At one level, therefore the issue of “who I have dinner with” might seem like a second order issue but Paul spots the danger and sees how it links back to the Gospel. You see, Peter’s dining decisions supported a view that created extra hurdles for people to belong to God’s people. What is more, by refusing to share fellowship with them, by indicating that they did not consider uncircumcised Gentiles as one with them, they were exercising a form of discipline, exclusion would in effect have also meant that such people were not able to engage in the gathering of the church which seems to have happened over a meal.  If Peter would not eat with them, then he probably also would not have taught them because teaching would have happened in such contexts.
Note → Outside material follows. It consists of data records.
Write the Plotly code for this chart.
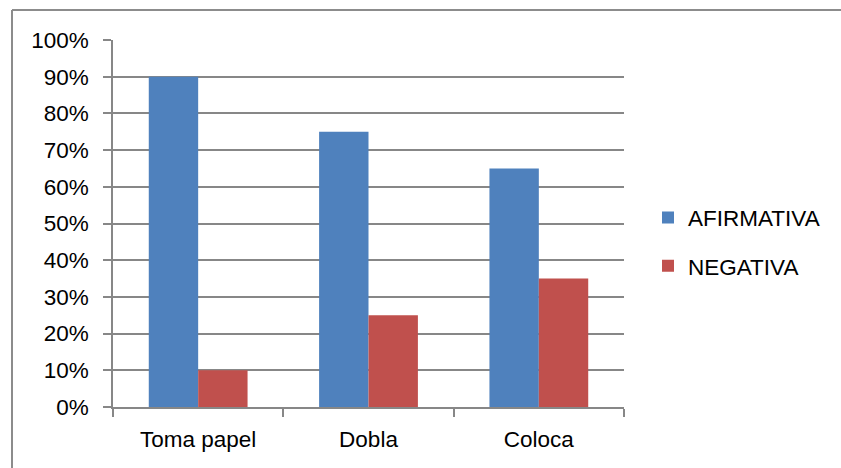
import plotly.graph_objects as go

categories = ["Toma papel", "Dobla", "Coloca"]
afirmativa = [0.90, 0.75, 0.65]
negativa = [0.10, 0.25, 0.35]
series_names = ["AFIRMATIVA", "NEGATIVA"]
y_ticks = [i / 10 for i in range(11)]

W, H = 841, 468
ML, MR, MT, MB = 113, 217, 40, 61
pw, ph = W - ML - MR, H - MT - MB

FONT = "Liberation Sans"
FS = 22.5
GRID = "#878787"

fig = go.Figure()
fig.add_trace(go.Bar(x=categories, y=afirmativa, name=series_names[0],
                     marker=dict(color="#4F81BD", line=dict(width=0)),
                     legendgroup="a"))
fig.add_trace(go.Bar(x=categories, y=negativa, name=series_names[1],
                     marker=dict(color="#C0504D", line=dict(width=0)),
                     legendgroup="b"))

fig.update_layout(
    width=W, height=H,
    margin=dict(l=ML, r=MR, t=MT, b=MB, pad=0),
    paper_bgcolor="white", plot_bgcolor="white",
    barmode="group", bargap=0.42, bargroupgap=0,
    font=dict(family=FONT, size=FS, color="black"),
    showlegend=True,
    legend=dict(x=(648 - ML) / pw, xanchor="left", y=0.45, yanchor="middle",
                traceorder="grouped", tracegroupgap=16,
                font=dict(family=FONT, size=FS, color="black"),
                bgcolor="rgba(0,0,0,0)"),
    xaxis=dict(type="category", tickson="boundaries", ticks="outside",
               ticklen=8, tickwidth=1.5, tickcolor=GRID,
               ticklabelstandoff=11,
               showline=True, linecolor=GRID, linewidth=1.5,
               showgrid=False, zeroline=False,
               tickfont=dict(family=FONT, size=FS, color="black")),
    yaxis=dict(range=[0, 1], tickvals=y_ticks, tickformat=".0%",
               ticks="outside", ticklen=8, tickwidth=1.5, tickcolor=GRID,
               ticklabelstandoff=10,
               showline=True, linecolor=GRID, linewidth=1.5,
               showgrid=True, gridcolor=GRID, gridwidth=1.5,
               zeroline=False,
               tickfont=dict(family=FONT, size=FS, color="black")),
)

# outer chart frame: only top and left edges fall inside the picture
fx0 = (12 - ML) / pw
fx1 = (W - ML) / pw
fy_top = (H - 10 - MB) / ph
fy_bot = -MB / ph
fig.add_shape(type="line", xref="paper", yref="paper",
              x0=fx0, x1=fx1, y0=fy_top, y1=fy_top,
              line=dict(color="#8c8c8c", width=2), layer="below")
fig.add_shape(type="line", xref="paper", yref="paper",
              x0=fx0, x1=fx0, y0=fy_top, y1=fy_bot,
              line=dict(color="#8c8c8c", width=2), layer="below")

fig.write_html("out.html", config={"displayModeBar": False},
               post_script=("document.body.style.margin='0';"
                            "document.body.style.overflow='hidden';"
                            "document.documentElement.style.overflow='hidden';"))
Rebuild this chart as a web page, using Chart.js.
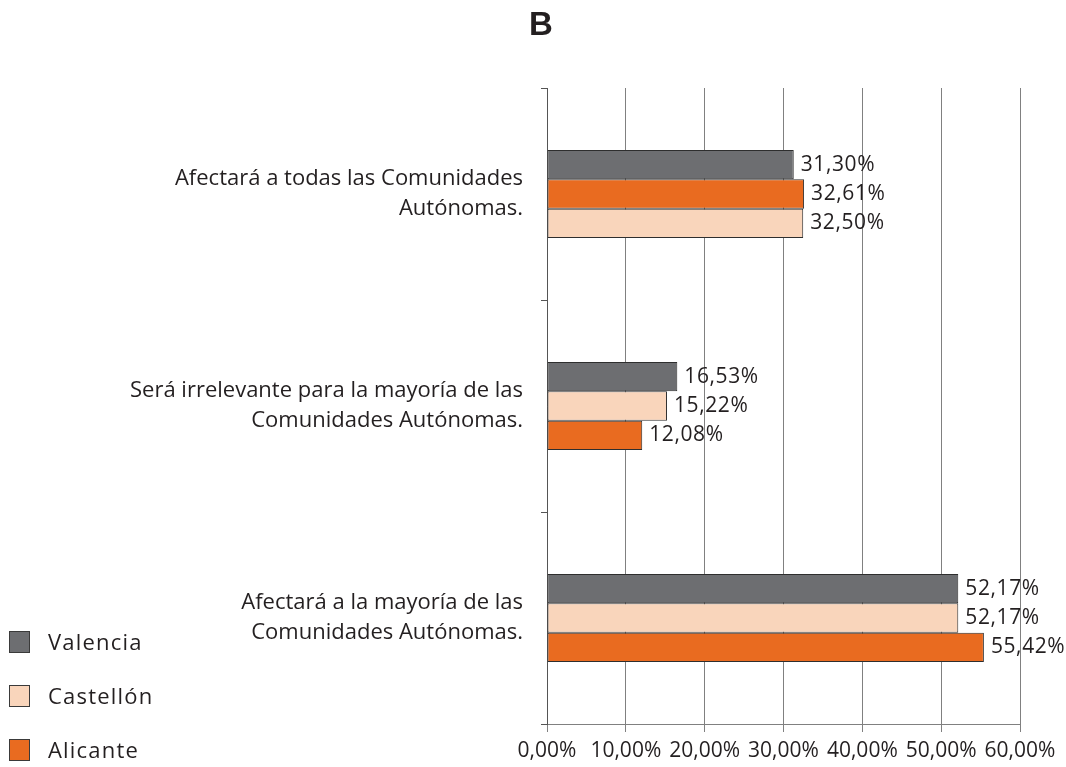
<!DOCTYPE html>
<html>
<head>
<meta charset="utf-8">
<script src="https://cdn.jsdelivr.net/npm/chart.js@4.4.1/dist/chart.umd.min.js"></script>
<style>
  html, body { margin: 0; padding: 0; background: #ffffff; }
  #wrap { position: relative; width: 1066px; height: 767px; }
  #title { position: absolute; left: 0; top: 5px; width: 1082px; text-align: center; font-family: Arial, "Liberation Sans", sans-serif; font-weight: bold; font-size: 33px; color: #231f20; }
  #legend { position: absolute; left: 9px; top: 631px; font-family: "Open Sans", sans-serif; font-size: 22px; letter-spacing: 1.2px; color: #231f20; }
  .item { position: relative; height: 54px; }
  .sw { position: absolute; left: 0; top: 0; width: 21px; height: 22px; border: 1px solid #3a3a3a; box-sizing: border-box; }
  .lbl { position: absolute; left: 39px; top: -5px; white-space: nowrap; }
</style>
</head>
<body>
<div id="wrap">
  <canvas id="c" width="1066" height="767"></canvas>
  <div id="title">B</div>
  <div id="legend"></div>
</div>
<script>
// ---- data ----
const categories = [
  ["Afectará a todas las Comunidades", "Autónomas."],
  ["Será irrelevante para la mayoría de las", "Comunidades Autónomas."],
  ["Afectará a la mayoría de las", "Comunidades Autónomas."]
];
const seriesNames = ["Valencia", "Castellón", "Alicante"];
const valencia  = [31.30, 16.53, 52.17];
const castellon = [32.50, 15.22, 52.17];
const alicante  = [32.61, 12.08, 55.42];
// order of bars (top to bottom) inside each category, as drawn in the source
const barOrder = [
  ["Valencia", "Alicante", "Castellón"],
  ["Valencia", "Castellón", "Alicante"],
  ["Valencia", "Castellón", "Alicante"]
];
const xTickLabels = ["0,00%", "10,00%", "20,00%", "30,00%", "40,00%", "50,00%", "60,00%"];

// ---- styles ----
const colors = { "Valencia": "#6d6e71", "Castellón": "#f9d5bb", "Alicante": "#e96b20" };
const valuesBySeries = { "Valencia": valencia, "Castellón": castellon, "Alicante": alicante };

const FONT = "'Open Sans', sans-serif";

// build one dataset per bar slot
const datasets = [0, 1, 2].map(slot => ({
  label: "slot" + slot,
  data: categories.map((_, i) => valuesBySeries[barOrder[i][slot]][i]),
  backgroundColor: categories.map((_, i) => colors[barOrder[i][slot]]),
  borderColor: "#2e2e2e",
  borderWidth: 1,
  borderSkipped: false,
  categoryPercentage: 0.415,
  barPercentage: 1.0
}));

const fmt = v => v.toFixed(2).replace(".", ",") + "%";

const valueLabels = {
  id: "valueLabels",
  afterDatasetsDraw(chart) {
    const ctx = chart.ctx;
    ctx.save();
    ctx.font = "21px " + FONT;
    ctx.letterSpacing = "0.6px";
    ctx.fillStyle = "#231f20";
    ctx.textAlign = "left";
    ctx.textBaseline = "middle";
    chart.data.datasets.forEach((ds, di) => {
      chart.getDatasetMeta(di).data.forEach((bar, i) => {
        ctx.fillText(fmt(ds.data[i]), bar.x + 7, bar.y);
      });
    });
    ctx.restore();
  }
};

new Chart(document.getElementById("c"), {
  type: "bar",
  data: { labels: categories, datasets },
  options: {
    indexAxis: "y",
    responsive: false,
    animation: false,
    layout: { padding: { left: 0, right: 46, top: 88, bottom: -4 } },
    plugins: {
      legend: { display: false },
      tooltip: { enabled: false },
      title: { display: false }
    },
    scales: {
      x: {
        min: 0, max: 60,
        ticks: {
          stepSize: 10,
          font: { family: FONT, size: 21, lineHeight: 1.0 },
          color: "#231f20",
          padding: 9,
          maxRotation: 0,
          autoSkip: false,
          callback: (v, i) => xTickLabels[i]
        },
        grid: { color: "#808080", lineWidth: 1, tickLength: 8, drawTicks: true },
        border: { color: "#808080", width: 1 }
      },
      y: {
        ticks: {
          font: { family: FONT, size: 22, lineHeight: 1.36 },
          color: "#231f20",
          padding: 18,
          crossAlign: "near"
        },
        grid: { drawOnChartArea: false, drawTicks: true, tickLength: 6, color: "#555555", offset: true },
        border: { color: "#555555", width: 1 },
        afterFit(scale) {
          scale.width = 547;
          scale.paddingTop = 0;
          scale.paddingBottom = 0;
        }
      }
    }
  },
  plugins: [valueLabels]
});

// legend (HTML)
const legend = document.getElementById("legend");
seriesNames.forEach(name => {
  const item = document.createElement("div");
  item.className = "item";
  const sw = document.createElement("div");
  sw.className = "sw";
  sw.style.background = colors[name];
  const lb = document.createElement("div");
  lb.className = "lbl";
  lb.textContent = name;
  item.appendChild(sw);
  item.appendChild(lb);
  legend.appendChild(item);
});
</script>
</body>
</html>
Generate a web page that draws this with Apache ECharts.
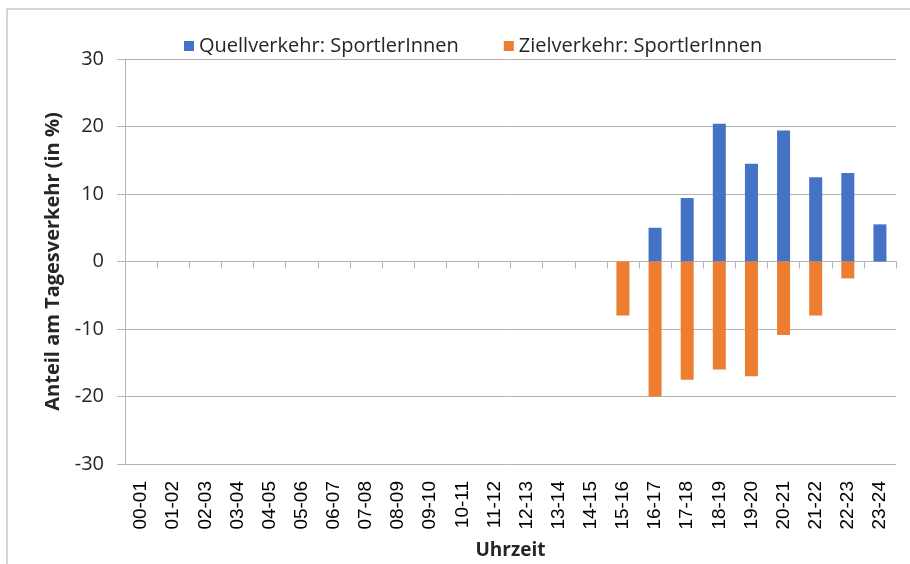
<!DOCTYPE html>
<html>
<head>
<meta charset="utf-8">
<script src="https://cdn.jsdelivr.net/npm/echarts@6/dist/echarts.min.js"></script>
<style>
  html, body { margin: 0; padding: 0; background: #fff; }
  #chart { width: 910px; height: 564px; }
</style>
</head>
<body>
<div id="chart"></div>
<script>
// Hourly share of daily traffic (in %) for athletes: departures vs. arrivals
const hours = ['00-01','01-02','02-03','03-04','04-05','05-06','06-07','07-08','08-09','09-10','10-11','11-12',
               '12-13','13-14','14-15','15-16','16-17','17-18','18-19','19-20','20-21','21-22','22-23','23-24'];
const quellverkehr = [0,0,0,0,0,0,0,0,0,0,0,0,0,0,0,0,5.0,9.4,20.4,14.5,19.4,12.5,13.1,5.5];
const zielverkehr  = [0,0,0,0,0,0,0,0,0,0,0,0,0,0,0,-8.0,-20.0,-17.5,-16.0,-17.0,-10.9,-8.0,-2.5,0];
const seriesNames = ['Quellverkehr: SportlerInnen', 'Zielverkehr: SportlerInnen'];
const yTicks = { min: -30, max: 30, step: 10 };

const gridColor = '#b4b4b4';
const textColor = '#262626';
const uiFont = '"Open Sans", "Noto Sans", sans-serif';

const chart = echarts.init(document.getElementById('chart'), null, { renderer: 'canvas' });
chart.setOption({
  animation: false,
  backgroundColor: '#ffffff',
  graphic: [{
    type: 'rect',
    shape: { x: 7, y: 9, width: 920, height: 600 },
    style: { fill: 'none', stroke: '#a9a9a9', lineWidth: 1 },
    silent: true
  }],
  legend: {
    top: 31,
    left: 179,
    itemWidth: 10,
    itemHeight: 10,
    itemGap: 45,
    icon: 'rect',
    textStyle: { fontFamily: uiFont, fontSize: 20, color: textColor, padding: [0, 0, 0, 0] },
    data: seriesNames
  },
  grid: { left: 125, right: 14, top: 59, bottom: 100, containLabel: false, outerBoundsMode: 'none' },
  xAxis: [{
    type: 'category',
    data: hours,
    boundaryGap: true,
    axisLine: { onZero: true, lineStyle: { color: gridColor, width: 1 } },
    axisTick: { show: true, interval: 0, length: 7, lineStyle: { color: gridColor } },
    axisLabel: { show: false },
    splitLine: { show: false }
  }, {
    type: 'category',
    data: hours,
    position: 'bottom',
    boundaryGap: true,
    axisLine: { show: false, onZero: false },
    axisTick: { show: false },
    axisLabel: {
      interval: 0,
      rotate: 90,
      margin: 17,
      fontFamily: '"Liberation Sans", Arial, sans-serif',
      fontSize: 19,
      color: '#000'
    },
    name: 'Uhrzeit',
    nameLocation: 'middle',
    nameGap: 77,
    nameTextStyle: { fontFamily: uiFont, fontWeight: 'bold', fontSize: 19, color: textColor }
  }],
  yAxis: {
    type: 'value',
    min: yTicks.min,
    max: yTicks.max,
    interval: yTicks.step,
    axisLine: { show: true, onZero: false, lineStyle: { color: gridColor } },
    axisTick: { show: true, length: 8, lineStyle: { color: gridColor } },
    splitLine: { show: true, lineStyle: { color: gridColor, width: 1 } },
    axisLabel: {
      margin: 21,
      fontFamily: uiFont,
      fontSize: 20,
      color: textColor
    },
    name: 'Anteil am Tagesverkehr (in %)',
    nameLocation: 'middle',
    nameGap: 55,
    nameTextStyle: { fontFamily: uiFont, fontWeight: 'bold', fontSize: 20, color: textColor }
  },
  series: [{
    name: seriesNames[0],
    type: 'bar',
    data: quellverkehr,
    barWidth: 13,
    barGap: '-100%',
    itemStyle: { color: '#4472C4' }
  }, {
    name: seriesNames[1],
    type: 'bar',
    data: zielverkehr,
    barWidth: 13,
    barGap: '-100%',
    itemStyle: { color: '#ED7D31' }
  }]
});
</script>
</body>
</html>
If they could not eat with believers then how could they share the Lord’s Supper.

If they were cut off from the body then this meant they were viewed and treated as though they were not truly saved, they did not belong to Christ. They were treated as under condemnation.  That’s why Paul sees this as serious. Paul has a low tolerance level for such actions and despite Peter’s status in the church he confronts him. We can assume with resulting repentance.

We may not have the same particular live dilemma today. However, what we read in Galatians 2 shows how our attitudes in horizontal relationships can demonstrate unhealthy beliefs and even beliefs that indicate a misunderstanding of the Gospel. If we treat people from other ethnic minorities, women, the poor or those with disabilities and second class and not worthy of our time and fellowship then we may be betraying a false understanding of how Christ sees and treats them.  This indicates too a form of pride that suggests we have forgotten that we too are saved by grace.